“Esposizione di veri corpi umani e parti anatomiche conservate con la tecnica della plastinazione, la quale consente di mantenerne intatti i tessuti ed osservarne i particolari”.
Si tratta della descrizione della “Real Bodies Experience”, una mostra nata in Australia e approdata pochi anni fa anche in Italia, che ha suscitato non poco scalpore.
“Mostra” è proprio l’epiteto con il quale più spesso vi si riferisce: assimilabile alle ormai ben più ancestrali mostre di dipinti o sculture, in questo caso si paga per osservare come noi siamo fatti all’interno, con una precisione ed un’accuratezza che solo il nostro stesso corpo è in grado di fornirci.
Ovviamente una tale novità è stata oggetto di grande discussione: cosa significa per un essere umano vedere un simile spettacolo?

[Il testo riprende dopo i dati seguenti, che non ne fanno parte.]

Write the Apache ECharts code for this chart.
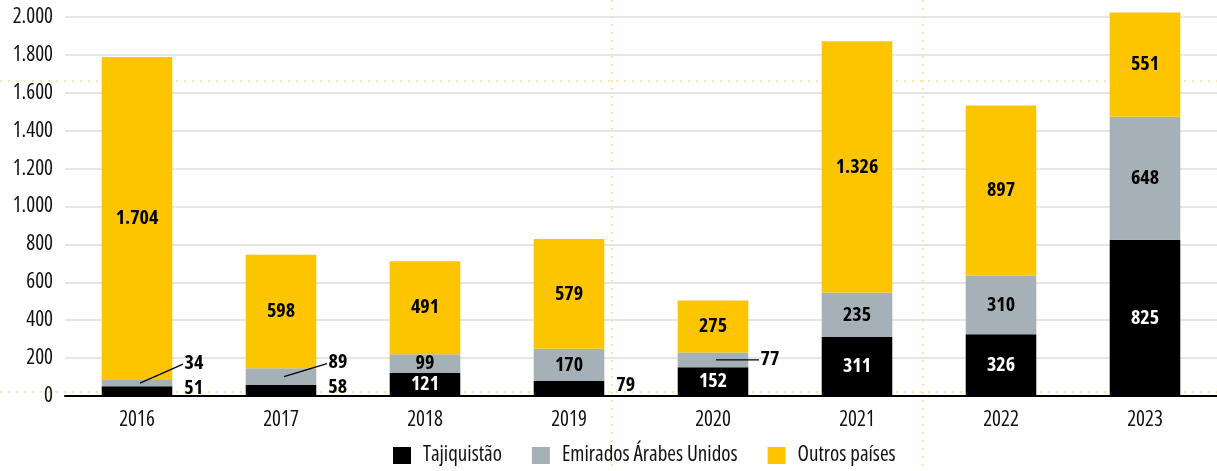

Il corpo umano viene trattato come un letterale “pezzo di carne da macello”, esposto in una teca e posto nelle più disparate posizioni, talvolta anche provocatorie, per un fine che rivela un forte interesse commerciale che esula da quello meramente scientifico-didattico, oltre ad una strumentalizzazione di noi stessi che svilisce tutto ciò che siamo al di fuori della mera materialità e corporeità.
La nostra attrazione per una mostra tanto macabra riflette la profonda perdita del valore della morte che caratterizza la nostra società, e che ci permette di restare indifferenti di fronte all’annichilimento di qualsiasi valore attribuibile al nostro corpo al di fuori di quello pratico.
Esposizioni di questo genere sono indice di un grandissimo progresso scientifico, che assottiglia però in misura sempre più consistente il confine tra scienza ed etica: possono i nostri corpi senza vita essere considerati una forma d’arte?